▶ **Short exercise**
Collect every line of the records below that contains the word "with".

▶ **Exercise material**
:::::

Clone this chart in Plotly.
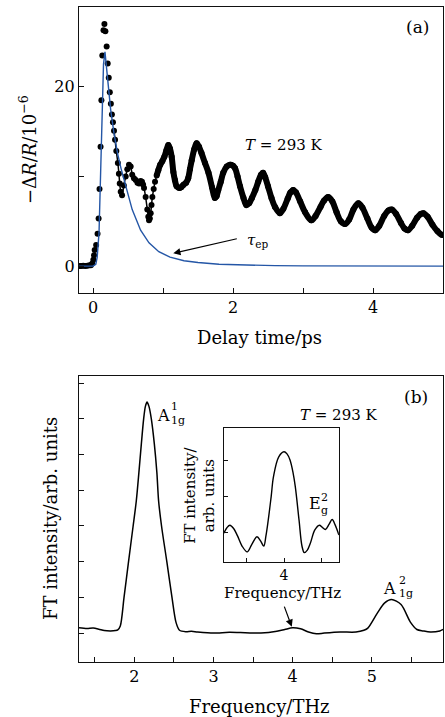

:::::

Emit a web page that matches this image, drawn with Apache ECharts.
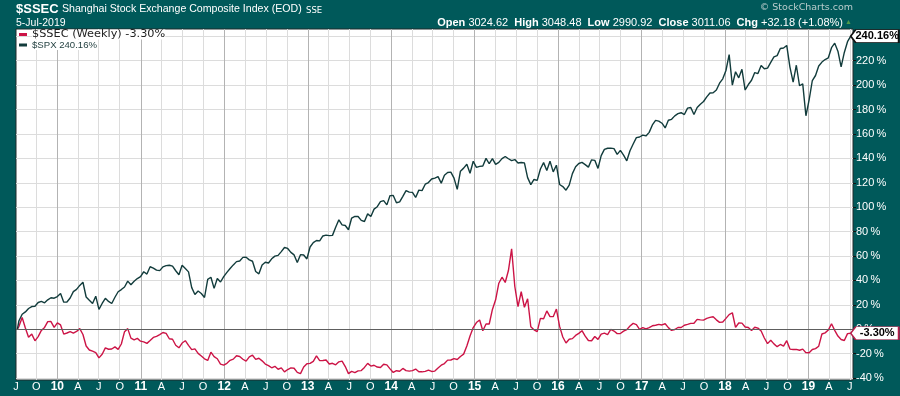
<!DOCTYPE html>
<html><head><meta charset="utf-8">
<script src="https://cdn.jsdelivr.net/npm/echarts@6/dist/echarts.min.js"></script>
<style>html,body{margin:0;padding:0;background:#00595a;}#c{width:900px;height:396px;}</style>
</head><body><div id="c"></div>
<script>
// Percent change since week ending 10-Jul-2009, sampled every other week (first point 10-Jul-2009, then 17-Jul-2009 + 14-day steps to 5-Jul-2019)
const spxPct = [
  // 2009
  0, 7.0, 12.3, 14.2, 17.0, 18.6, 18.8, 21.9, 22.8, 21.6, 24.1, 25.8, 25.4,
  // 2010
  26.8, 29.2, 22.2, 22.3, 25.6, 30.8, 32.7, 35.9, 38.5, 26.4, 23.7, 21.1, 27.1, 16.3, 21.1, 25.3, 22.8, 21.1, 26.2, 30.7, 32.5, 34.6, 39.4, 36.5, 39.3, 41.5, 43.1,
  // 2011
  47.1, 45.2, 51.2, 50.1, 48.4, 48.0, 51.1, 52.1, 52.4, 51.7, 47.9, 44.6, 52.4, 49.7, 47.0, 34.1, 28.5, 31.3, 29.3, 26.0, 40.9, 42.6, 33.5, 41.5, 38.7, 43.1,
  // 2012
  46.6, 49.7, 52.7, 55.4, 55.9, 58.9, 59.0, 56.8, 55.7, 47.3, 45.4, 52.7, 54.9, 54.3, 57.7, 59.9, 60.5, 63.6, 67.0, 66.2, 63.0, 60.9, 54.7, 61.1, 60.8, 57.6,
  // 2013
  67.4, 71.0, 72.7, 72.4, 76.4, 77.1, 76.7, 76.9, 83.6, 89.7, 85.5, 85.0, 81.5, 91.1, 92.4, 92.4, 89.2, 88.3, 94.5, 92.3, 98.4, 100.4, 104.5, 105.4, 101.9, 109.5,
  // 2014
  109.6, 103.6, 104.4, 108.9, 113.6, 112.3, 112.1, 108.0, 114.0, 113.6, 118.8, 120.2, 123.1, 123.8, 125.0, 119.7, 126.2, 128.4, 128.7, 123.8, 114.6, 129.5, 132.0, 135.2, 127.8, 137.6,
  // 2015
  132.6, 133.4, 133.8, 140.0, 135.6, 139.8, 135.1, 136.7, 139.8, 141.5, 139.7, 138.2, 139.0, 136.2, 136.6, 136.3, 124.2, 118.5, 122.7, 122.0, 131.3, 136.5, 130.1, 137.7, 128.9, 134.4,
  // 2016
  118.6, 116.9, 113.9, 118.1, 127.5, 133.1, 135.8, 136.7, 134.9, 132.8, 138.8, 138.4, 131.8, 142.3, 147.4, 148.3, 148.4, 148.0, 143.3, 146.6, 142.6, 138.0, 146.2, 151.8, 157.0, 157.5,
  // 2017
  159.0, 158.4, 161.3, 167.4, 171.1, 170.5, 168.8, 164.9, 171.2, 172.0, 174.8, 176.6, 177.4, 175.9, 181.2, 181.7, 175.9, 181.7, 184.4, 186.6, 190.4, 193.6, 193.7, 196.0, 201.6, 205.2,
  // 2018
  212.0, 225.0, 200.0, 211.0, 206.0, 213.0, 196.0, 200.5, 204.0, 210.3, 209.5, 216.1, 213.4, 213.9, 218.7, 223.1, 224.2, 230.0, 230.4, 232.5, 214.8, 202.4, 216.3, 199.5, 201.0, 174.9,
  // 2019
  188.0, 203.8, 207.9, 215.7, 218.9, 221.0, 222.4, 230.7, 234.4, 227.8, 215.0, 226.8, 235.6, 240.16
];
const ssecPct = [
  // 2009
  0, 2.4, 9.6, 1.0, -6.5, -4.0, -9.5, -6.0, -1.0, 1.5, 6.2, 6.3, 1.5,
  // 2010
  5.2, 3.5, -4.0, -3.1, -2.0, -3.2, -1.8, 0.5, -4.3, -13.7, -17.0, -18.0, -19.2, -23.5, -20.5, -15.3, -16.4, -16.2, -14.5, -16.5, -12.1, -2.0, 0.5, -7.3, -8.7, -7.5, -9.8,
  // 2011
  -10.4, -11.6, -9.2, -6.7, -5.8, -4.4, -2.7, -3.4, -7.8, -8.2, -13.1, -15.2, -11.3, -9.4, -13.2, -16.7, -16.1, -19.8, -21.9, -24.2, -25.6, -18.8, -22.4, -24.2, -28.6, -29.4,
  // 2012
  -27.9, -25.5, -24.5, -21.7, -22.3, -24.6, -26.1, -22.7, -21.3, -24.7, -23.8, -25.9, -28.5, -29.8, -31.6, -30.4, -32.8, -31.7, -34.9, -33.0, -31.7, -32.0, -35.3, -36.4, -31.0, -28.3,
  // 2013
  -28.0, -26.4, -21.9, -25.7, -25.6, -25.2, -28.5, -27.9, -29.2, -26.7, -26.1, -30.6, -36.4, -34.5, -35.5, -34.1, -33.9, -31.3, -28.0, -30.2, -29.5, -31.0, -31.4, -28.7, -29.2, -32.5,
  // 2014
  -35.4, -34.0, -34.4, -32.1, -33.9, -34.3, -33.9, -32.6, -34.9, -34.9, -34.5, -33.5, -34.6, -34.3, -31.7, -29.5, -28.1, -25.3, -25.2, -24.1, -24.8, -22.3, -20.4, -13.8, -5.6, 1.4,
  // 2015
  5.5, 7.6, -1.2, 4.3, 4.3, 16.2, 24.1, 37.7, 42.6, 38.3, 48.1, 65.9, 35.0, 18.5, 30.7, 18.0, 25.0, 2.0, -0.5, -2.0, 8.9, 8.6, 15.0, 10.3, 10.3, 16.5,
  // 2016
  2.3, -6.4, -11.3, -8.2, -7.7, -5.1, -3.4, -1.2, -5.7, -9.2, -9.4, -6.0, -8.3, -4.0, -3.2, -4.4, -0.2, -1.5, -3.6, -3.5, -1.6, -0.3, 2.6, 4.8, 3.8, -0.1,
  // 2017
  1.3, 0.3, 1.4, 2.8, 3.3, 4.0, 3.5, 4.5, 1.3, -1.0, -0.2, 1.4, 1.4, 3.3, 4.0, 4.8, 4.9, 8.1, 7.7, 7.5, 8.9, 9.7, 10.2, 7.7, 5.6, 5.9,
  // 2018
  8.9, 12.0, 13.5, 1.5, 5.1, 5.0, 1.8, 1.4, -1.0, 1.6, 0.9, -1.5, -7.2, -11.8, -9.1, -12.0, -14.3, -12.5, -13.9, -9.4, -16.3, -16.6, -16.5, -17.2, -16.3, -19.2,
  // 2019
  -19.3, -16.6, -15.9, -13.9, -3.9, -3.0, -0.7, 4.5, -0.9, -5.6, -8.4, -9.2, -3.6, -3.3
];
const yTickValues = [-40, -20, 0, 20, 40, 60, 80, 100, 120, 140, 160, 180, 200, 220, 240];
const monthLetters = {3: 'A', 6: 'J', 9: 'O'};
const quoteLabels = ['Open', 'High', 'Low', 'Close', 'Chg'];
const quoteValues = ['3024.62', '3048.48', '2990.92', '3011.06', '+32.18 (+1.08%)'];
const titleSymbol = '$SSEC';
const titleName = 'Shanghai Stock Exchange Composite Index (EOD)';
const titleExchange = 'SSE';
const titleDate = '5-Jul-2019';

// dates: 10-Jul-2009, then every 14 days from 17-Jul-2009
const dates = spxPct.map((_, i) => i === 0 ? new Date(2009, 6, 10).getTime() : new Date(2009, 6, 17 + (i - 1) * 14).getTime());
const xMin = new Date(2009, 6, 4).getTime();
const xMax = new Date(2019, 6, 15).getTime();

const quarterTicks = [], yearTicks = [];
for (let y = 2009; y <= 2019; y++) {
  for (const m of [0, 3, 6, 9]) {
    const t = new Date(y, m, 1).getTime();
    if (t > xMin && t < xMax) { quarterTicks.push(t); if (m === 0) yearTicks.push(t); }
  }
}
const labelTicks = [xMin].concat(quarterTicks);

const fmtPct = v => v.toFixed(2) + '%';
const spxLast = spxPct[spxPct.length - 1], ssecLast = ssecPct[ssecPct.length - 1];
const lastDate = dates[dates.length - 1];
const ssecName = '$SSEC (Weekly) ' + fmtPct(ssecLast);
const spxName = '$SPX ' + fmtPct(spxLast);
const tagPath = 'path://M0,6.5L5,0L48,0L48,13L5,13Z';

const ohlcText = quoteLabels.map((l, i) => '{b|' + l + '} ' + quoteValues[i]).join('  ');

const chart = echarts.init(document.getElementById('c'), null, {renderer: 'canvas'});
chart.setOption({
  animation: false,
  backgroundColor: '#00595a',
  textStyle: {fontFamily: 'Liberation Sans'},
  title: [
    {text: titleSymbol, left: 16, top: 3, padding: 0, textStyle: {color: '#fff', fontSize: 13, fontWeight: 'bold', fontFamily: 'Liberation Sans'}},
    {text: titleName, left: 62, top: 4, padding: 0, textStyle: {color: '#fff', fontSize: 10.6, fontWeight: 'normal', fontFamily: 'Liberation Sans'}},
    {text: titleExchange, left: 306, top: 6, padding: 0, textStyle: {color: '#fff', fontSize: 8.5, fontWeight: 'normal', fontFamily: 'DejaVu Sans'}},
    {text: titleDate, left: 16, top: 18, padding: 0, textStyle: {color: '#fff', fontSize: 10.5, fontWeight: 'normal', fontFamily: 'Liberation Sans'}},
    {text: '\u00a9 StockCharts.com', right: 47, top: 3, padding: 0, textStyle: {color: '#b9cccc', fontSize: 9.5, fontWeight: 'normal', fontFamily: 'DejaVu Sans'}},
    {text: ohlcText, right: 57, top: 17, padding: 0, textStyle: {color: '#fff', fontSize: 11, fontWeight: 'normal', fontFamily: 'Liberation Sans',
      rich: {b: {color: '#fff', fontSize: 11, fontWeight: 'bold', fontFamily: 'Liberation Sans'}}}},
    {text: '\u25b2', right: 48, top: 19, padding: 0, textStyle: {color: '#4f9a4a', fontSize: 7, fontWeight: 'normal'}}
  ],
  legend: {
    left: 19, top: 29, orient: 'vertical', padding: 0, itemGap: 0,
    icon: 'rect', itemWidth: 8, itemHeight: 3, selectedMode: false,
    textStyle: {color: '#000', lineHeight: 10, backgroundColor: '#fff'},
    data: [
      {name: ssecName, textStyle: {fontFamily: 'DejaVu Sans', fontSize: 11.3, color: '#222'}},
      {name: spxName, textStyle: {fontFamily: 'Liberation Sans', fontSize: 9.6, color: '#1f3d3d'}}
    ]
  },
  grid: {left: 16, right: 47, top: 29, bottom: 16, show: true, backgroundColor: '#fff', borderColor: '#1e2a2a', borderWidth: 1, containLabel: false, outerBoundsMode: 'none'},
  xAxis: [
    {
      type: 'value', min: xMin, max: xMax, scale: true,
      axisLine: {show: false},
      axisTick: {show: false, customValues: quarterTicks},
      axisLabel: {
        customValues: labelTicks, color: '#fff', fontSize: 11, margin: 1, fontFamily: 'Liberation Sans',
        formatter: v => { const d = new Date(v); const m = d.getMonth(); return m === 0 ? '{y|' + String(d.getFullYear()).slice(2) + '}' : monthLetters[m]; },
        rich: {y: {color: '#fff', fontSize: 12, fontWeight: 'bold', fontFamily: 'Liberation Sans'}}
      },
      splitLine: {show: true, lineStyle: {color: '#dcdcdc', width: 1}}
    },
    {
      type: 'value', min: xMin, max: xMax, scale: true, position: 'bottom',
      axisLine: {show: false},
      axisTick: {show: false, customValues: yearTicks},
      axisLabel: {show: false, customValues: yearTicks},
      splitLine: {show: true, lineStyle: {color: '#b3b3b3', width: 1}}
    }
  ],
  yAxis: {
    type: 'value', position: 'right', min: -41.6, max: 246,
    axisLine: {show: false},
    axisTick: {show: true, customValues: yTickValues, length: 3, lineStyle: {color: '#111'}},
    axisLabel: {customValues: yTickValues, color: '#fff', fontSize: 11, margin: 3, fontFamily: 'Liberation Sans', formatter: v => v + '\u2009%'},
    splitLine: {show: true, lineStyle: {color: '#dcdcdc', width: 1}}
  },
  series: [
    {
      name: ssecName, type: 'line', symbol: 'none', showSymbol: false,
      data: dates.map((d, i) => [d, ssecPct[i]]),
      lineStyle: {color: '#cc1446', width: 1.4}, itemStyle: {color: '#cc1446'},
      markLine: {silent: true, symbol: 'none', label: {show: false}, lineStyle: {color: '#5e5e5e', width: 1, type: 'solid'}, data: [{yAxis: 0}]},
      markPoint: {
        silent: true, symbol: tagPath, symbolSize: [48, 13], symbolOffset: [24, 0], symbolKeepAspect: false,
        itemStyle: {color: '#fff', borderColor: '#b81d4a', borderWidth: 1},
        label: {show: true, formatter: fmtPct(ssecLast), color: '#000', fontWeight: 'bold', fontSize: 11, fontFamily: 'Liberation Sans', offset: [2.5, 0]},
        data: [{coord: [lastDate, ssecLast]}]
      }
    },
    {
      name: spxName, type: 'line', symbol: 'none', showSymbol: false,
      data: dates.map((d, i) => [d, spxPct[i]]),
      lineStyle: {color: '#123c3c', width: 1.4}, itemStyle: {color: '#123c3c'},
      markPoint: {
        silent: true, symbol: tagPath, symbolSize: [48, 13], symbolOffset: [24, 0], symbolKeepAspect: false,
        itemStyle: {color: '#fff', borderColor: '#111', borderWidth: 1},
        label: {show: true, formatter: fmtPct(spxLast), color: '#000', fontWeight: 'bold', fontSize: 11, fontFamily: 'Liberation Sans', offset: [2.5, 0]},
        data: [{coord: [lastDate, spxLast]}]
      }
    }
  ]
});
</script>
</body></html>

:::::

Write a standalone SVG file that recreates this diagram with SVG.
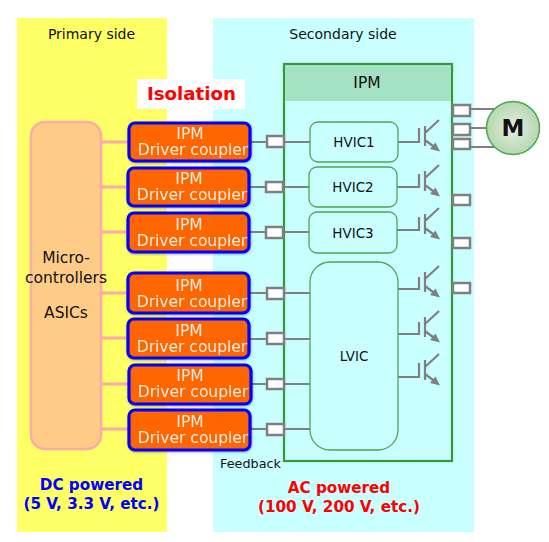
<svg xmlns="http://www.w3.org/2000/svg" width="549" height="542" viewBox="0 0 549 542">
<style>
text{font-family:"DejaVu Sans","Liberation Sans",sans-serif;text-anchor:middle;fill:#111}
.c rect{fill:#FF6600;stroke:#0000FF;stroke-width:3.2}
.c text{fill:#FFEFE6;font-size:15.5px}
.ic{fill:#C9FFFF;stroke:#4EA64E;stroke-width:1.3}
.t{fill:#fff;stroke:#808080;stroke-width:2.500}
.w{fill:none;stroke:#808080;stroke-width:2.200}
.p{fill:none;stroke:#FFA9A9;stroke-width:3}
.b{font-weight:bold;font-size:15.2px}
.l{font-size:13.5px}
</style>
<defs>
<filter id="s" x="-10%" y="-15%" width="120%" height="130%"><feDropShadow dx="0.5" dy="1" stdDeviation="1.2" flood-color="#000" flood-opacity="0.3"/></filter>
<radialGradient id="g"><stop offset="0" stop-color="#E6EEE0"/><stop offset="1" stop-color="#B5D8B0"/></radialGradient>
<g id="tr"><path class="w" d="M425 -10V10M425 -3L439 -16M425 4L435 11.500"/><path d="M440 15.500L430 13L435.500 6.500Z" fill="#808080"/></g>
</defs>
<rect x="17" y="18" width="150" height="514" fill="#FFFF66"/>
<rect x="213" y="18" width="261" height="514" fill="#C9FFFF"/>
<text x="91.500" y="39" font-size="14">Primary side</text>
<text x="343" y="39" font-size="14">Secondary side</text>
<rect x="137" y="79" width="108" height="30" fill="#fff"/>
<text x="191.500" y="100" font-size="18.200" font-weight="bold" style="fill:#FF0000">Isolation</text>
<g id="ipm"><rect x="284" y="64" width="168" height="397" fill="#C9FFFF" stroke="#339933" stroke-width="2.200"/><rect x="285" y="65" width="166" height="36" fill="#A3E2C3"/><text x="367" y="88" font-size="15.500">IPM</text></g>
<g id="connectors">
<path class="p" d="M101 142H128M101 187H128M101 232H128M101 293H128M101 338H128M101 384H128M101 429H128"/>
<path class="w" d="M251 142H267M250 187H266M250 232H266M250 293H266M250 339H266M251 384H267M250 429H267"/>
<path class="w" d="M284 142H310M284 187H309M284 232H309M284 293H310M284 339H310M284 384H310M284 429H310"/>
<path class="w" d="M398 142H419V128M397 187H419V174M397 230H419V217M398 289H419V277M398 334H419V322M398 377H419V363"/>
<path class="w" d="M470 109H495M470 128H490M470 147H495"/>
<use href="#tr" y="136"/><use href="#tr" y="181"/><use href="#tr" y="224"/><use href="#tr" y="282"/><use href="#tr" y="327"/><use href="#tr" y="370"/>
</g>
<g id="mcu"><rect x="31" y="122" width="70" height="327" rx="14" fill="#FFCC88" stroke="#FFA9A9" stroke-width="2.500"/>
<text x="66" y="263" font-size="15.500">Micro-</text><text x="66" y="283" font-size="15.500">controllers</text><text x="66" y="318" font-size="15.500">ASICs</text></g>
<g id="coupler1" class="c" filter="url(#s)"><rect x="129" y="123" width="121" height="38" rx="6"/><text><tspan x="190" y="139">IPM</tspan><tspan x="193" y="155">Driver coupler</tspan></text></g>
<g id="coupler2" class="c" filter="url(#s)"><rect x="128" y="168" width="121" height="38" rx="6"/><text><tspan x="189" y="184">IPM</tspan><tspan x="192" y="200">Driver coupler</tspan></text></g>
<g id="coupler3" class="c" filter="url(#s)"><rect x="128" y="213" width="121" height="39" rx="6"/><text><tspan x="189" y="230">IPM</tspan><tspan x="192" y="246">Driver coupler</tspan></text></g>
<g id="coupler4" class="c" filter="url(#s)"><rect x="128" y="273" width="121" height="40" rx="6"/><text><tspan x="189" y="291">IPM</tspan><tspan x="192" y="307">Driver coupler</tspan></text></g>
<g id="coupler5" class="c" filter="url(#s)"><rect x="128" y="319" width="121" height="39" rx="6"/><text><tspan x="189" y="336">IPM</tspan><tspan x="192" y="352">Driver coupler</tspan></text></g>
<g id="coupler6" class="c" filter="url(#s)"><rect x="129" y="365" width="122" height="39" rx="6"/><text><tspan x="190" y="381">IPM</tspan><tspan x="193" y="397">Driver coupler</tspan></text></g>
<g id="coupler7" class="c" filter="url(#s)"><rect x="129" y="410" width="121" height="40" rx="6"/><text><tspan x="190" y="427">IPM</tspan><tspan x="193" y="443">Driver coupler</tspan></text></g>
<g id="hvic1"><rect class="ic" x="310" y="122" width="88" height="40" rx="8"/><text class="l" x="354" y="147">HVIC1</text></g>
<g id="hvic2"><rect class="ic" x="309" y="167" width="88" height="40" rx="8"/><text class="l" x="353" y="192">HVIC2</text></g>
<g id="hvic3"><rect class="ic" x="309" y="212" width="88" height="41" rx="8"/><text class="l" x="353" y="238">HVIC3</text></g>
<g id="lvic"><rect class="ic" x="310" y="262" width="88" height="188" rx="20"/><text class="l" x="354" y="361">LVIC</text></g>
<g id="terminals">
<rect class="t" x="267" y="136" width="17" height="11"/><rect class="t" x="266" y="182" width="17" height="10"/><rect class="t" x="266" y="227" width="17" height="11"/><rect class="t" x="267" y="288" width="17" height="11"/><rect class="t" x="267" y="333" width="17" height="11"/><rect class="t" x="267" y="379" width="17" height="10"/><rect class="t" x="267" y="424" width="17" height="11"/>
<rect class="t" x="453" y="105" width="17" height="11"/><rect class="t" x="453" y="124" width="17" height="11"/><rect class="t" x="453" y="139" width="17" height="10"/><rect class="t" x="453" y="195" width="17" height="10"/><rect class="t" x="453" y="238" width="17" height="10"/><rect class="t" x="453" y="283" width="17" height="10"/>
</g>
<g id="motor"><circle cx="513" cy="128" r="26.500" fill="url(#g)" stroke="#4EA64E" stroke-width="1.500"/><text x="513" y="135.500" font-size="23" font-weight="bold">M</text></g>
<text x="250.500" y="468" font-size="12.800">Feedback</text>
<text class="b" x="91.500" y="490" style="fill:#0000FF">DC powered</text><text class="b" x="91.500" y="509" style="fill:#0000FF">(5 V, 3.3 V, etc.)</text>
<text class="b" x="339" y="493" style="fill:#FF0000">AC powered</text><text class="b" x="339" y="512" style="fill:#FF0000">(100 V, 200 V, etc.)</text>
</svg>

:::::

▶ **Response for this exercise**
Emit a web page that matches this image, drawn with Apache ECharts.
Write a standalone SVG file that recreates this diagram with SVG.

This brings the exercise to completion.